Since Sara Swerdlow died, Shawn’s worries about himself had gotten so extreme that he thought Natalie was right: He ought to find out his fate once and for all. As it was, he woke up every day not knowing. It occurred to him that he might suddenly weaken, and that his life might slide into oblivion, and he would die without ever having achieved
anything,
without a single song he had written having ever been sung aloud in a theater by professional actor-singers. But still he behaved as though
not
knowing his HIV status provided him a bright green, protective shield. He kept his boyishness alive, and in fact worked hard to preserve it, although in his heart he knew that this year, this summer perhaps, marked the very end of boyishness for him. And the realization made him long, more than anything, to have his musical produced.

For years, it had been acceptable to say you were a writer of musicals but to still make your living from telemarketing. It wasn’t a bad job, really. Most of the people you called hated you, and spoke back in truculent voices. In the background you could hear the clash of dinnerware, for you were invariably getting them smack in the middle of a meal. The overburdened American family had one brief moment of breaking bread together and you arrived to spoil it.
Good evening, ma am, I’m calling from Advantage America, and we’d like to ask you a few questions about your leisure and entertainment needs.
Often they were bewildered, mouths full of food.
Wht? Fmmf um, wahl, unh
… But sometimes they’d come right out and say,
“Fuck you, asshole!”

Occasionally, you would stumble upon a deeply lonely person over the telephone who would quickly agree to be interviewed, and then wouldn’t let
you
off the phone at the end of your survey. They’d actually invent reasons to keep you on the line, asking you to repeat the last question, or asking what other surveys they might participate in.

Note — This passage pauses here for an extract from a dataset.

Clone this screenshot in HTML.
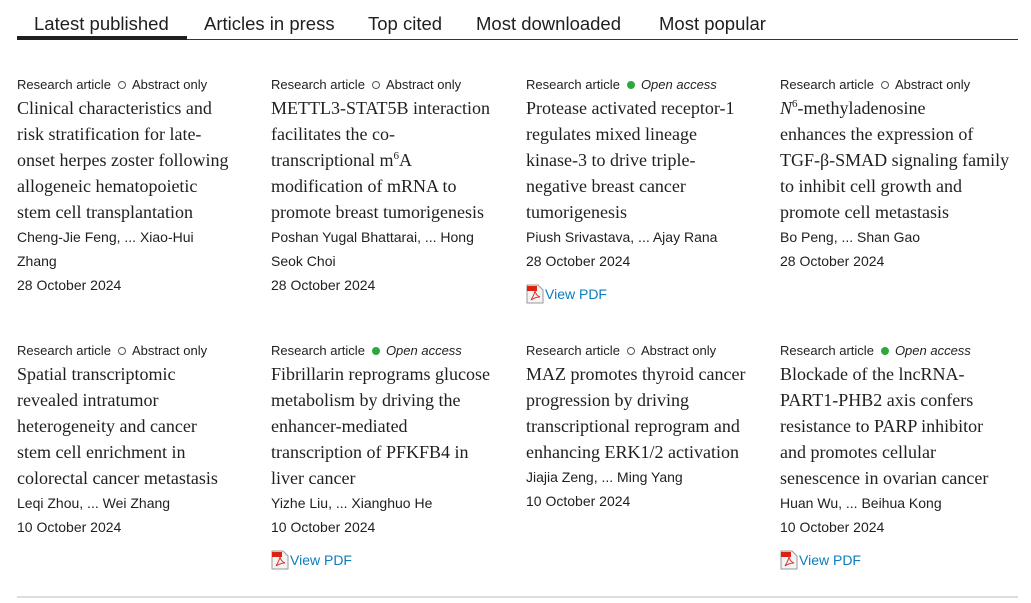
<!DOCTYPE html>
<html><head><meta charset="utf-8">
<style>
*{margin:0;padding:0;box-sizing:border-box}
body{width:1031px;height:603px;background:#fff;position:relative;overflow:hidden;font-family:"Liberation Sans",sans-serif;color:#1f1f1f}
.tabs{position:absolute;left:17px;top:0;width:1001px;height:40px;border-bottom:1px solid #333}
.tab{position:absolute;top:12px;font-size:18.5px;line-height:24px;color:#1f1f1f;white-space:nowrap}
.active-bar{position:absolute;left:0;top:36px;width:170px;height:4px;background:#1f1f1f}
.card{position:absolute;width:240px}
.meta{font-size:13px;line-height:20px;height:20px;white-space:nowrap;color:#1f1f1f}
.dot{display:inline-block;width:8px;height:8px;border-radius:50%;border:1.5px solid #555;margin:0 6px 0 7px;vertical-align:0px}
.dot.g{background:#2da83a;border-color:#2da83a}
.oa{font-style:italic}
.title{font-family:"Liberation Serif",serif;font-size:18px;line-height:26px;color:#1f1f1f;white-space:nowrap}
.auth{font-size:14px;line-height:24px;white-space:nowrap}
.pdf{margin-top:9px;font-size:14px;line-height:24px;color:#0c7dbb;white-space:nowrap;display:flex;align-items:center}
.pdf svg{margin-right:1px}
.bottom{position:absolute;left:17px;top:596px;width:1001px;height:2px;background:#ddd}
</style></head><body>
<div class="tabs">
<span class="tab" style="left:17px">Latest published</span>
<span class="tab" style="left:187px">Articles in press</span>
<span class="tab" style="left:351px">Top cited</span>
<span class="tab" style="left:459px">Most downloaded</span>
<span class="tab" style="left:642px">Most popular</span>
<div class="active-bar"></div>
</div>

<div class="card" style="left:17px;top:75px">
<div class="meta">Research article<span class="dot"></span>Abstract only</div>
<div class="title">Clinical characteristics and<br>risk stratification for late-<br>onset herpes zoster following<br>allogeneic hematopoietic<br>stem cell transplantation</div>
<div class="auth">Cheng-Jie Feng, ... Xiao-Hui<br>Zhang</div>
<div class="auth">28 October 2024</div>
</div>

<div class="card" style="left:271px;top:75px">
<div class="meta">Research article<span class="dot"></span>Abstract only</div>
<div class="title">METTL3-STAT5B interaction<br>facilitates the co-<br>transcriptional m<sup style="font-size:11px;line-height:0">6</sup>A<br>modification of mRNA to<br>promote breast tumorigenesis</div>
<div class="auth">Poshan Yugal Bhattarai, ... Hong<br>Seok Choi</div>
<div class="auth">28 October 2024</div>
</div>

<div class="card" style="left:526px;top:75px">
<div class="meta">Research article<span class="dot g"></span><span class="oa">Open access</span></div>
<div class="title">Protease activated receptor-1<br>regulates mixed lineage<br>kinase-3 to drive triple-<br>negative breast cancer<br>tumorigenesis</div>
<div class="auth">Piush Srivastava, ... Ajay Rana</div>
<div class="auth">28 October 2024</div>
<div class="pdf"><svg width="18" height="20" viewBox="0 0 18 20"><path d="M1 1h11l5 5v13H1z" fill="#f4f4f4" stroke="#999"/><rect x="1" y="2" width="10" height="5" fill="#d21"/><path d="M5 16c3-5 4-8 4-10 0 3 2 6 5 7-3 0-6 1-9 3z" fill="none" stroke="#d33" stroke-width="1"/></svg>View PDF</div>
</div>

<div class="card" style="left:780px;top:75px">
<div class="meta">Research article<span class="dot"></span>Abstract only</div>
<div class="title"><i>N</i><sup style="font-size:11px;line-height:0">6</sup>-methyladenosine<br>enhances the expression of<br>TGF-β-SMAD signaling family<br>to inhibit cell growth and<br>promote cell metastasis</div>
<div class="auth">Bo Peng, ... Shan Gao</div>
<div class="auth">28 October 2024</div>
</div>

<div class="card" style="left:17px;top:341px">
<div class="meta">Research article<span class="dot"></span>Abstract only</div>
<div class="title">Spatial transcriptomic<br>revealed intratumor<br>heterogeneity and cancer<br>stem cell enrichment in<br>colorectal cancer metastasis</div>
<div class="auth">Leqi Zhou, ... Wei Zhang</div>
<div class="auth">10 October 2024</div>
</div>

<div class="card" style="left:271px;top:341px">
<div class="meta">Research article<span class="dot g"></span><span class="oa">Open access</span></div>
<div class="title">Fibrillarin reprograms glucose<br>metabolism by driving the<br>enhancer-mediated<br>transcription of PFKFB4 in<br>liver cancer</div>
<div class="auth">Yizhe Liu, ... Xianghuo He</div>
<div class="auth">10 October 2024</div>
<div class="pdf"><svg width="18" height="20" viewBox="0 0 18 20"><path d="M1 1h11l5 5v13H1z" fill="#f4f4f4" stroke="#999"/><rect x="1" y="2" width="10" height="5" fill="#d21"/><path d="M5 16c3-5 4-8 4-10 0 3 2 6 5 7-3 0-6 1-9 3z" fill="none" stroke="#d33" stroke-width="1"/></svg>View PDF</div>
</div>

<div class="card" style="left:526px;top:341px">
<div class="meta">Research article<span class="dot"></span>Abstract only</div>
<div class="title">MAZ promotes thyroid cancer<br>progression by driving<br>transcriptional reprogram and<br>enhancing ERK1/2 activation</div>
<div class="auth">Jiajia Zeng, ... Ming Yang</div>
<div class="auth">10 October 2024</div>
</div>

<div class="card" style="left:780px;top:341px">
<div class="meta">Research article<span class="dot g"></span><span class="oa">Open access</span></div>
<div class="title">Blockade of the lncRNA-<br>PART1-PHB2 axis confers<br>resistance to PARP inhibitor<br>and promotes cellular<br>senescence in ovarian cancer</div>
<div class="auth">Huan Wu, ... Beihua Kong</div>
<div class="auth">10 October 2024</div>
<div class="pdf"><svg width="18" height="20" viewBox="0 0 18 20"><path d="M1 1h11l5 5v13H1z" fill="#f4f4f4" stroke="#999"/><rect x="1" y="2" width="10" height="5" fill="#d21"/><path d="M5 16c3-5 4-8 4-10 0 3 2 6 5 7-3 0-6 1-9 3z" fill="none" stroke="#d33" stroke-width="1"/></svg>View PDF</div>
</div>

<div class="bottom"></div>
</body></html>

They pulled you into the jaws of their lonesome misery, and you could easily picture their home: a studio apartment with a hotplate, or else the big, chilly house of a widow in a kelly green cardigan.

When the evening ended, very late (at 11:30
P.M.
you could still call homes in the Pacific Time Zone), you and the other telemarketers would close up shop, shutting off the banks of fluorescent lights and heading down together in the elevator of this seedy but clean building in the West Thirties, a nowhere neighborhood dominated by Madison Square Garden and a long, slow crawl of taxicabs outside Penn Station. You’d hop onto the subway, or catch one of those cabs if you were feeling flush, and go back to your own home where, at any given hour, you yourself might get a phone call from a total stranger, asking if you had a few minutes to spare.

Now Shawn was away from the phone, away from his own shared apartment. His two roommates, Dirk and Arthur, one an
actor/waiter and one a weight trainer/musician, seemed peeved that Shawn had escaped the city for a good chunk of August, despite the fact that he was all paid up on the rent. No one in New York could stand it when anyone else got a summer reprieve. It wasn’t exactly as though this beach house was much of an escape, anyway. The place was terrible, and everyone in it was depressed about their friend Sara’s death.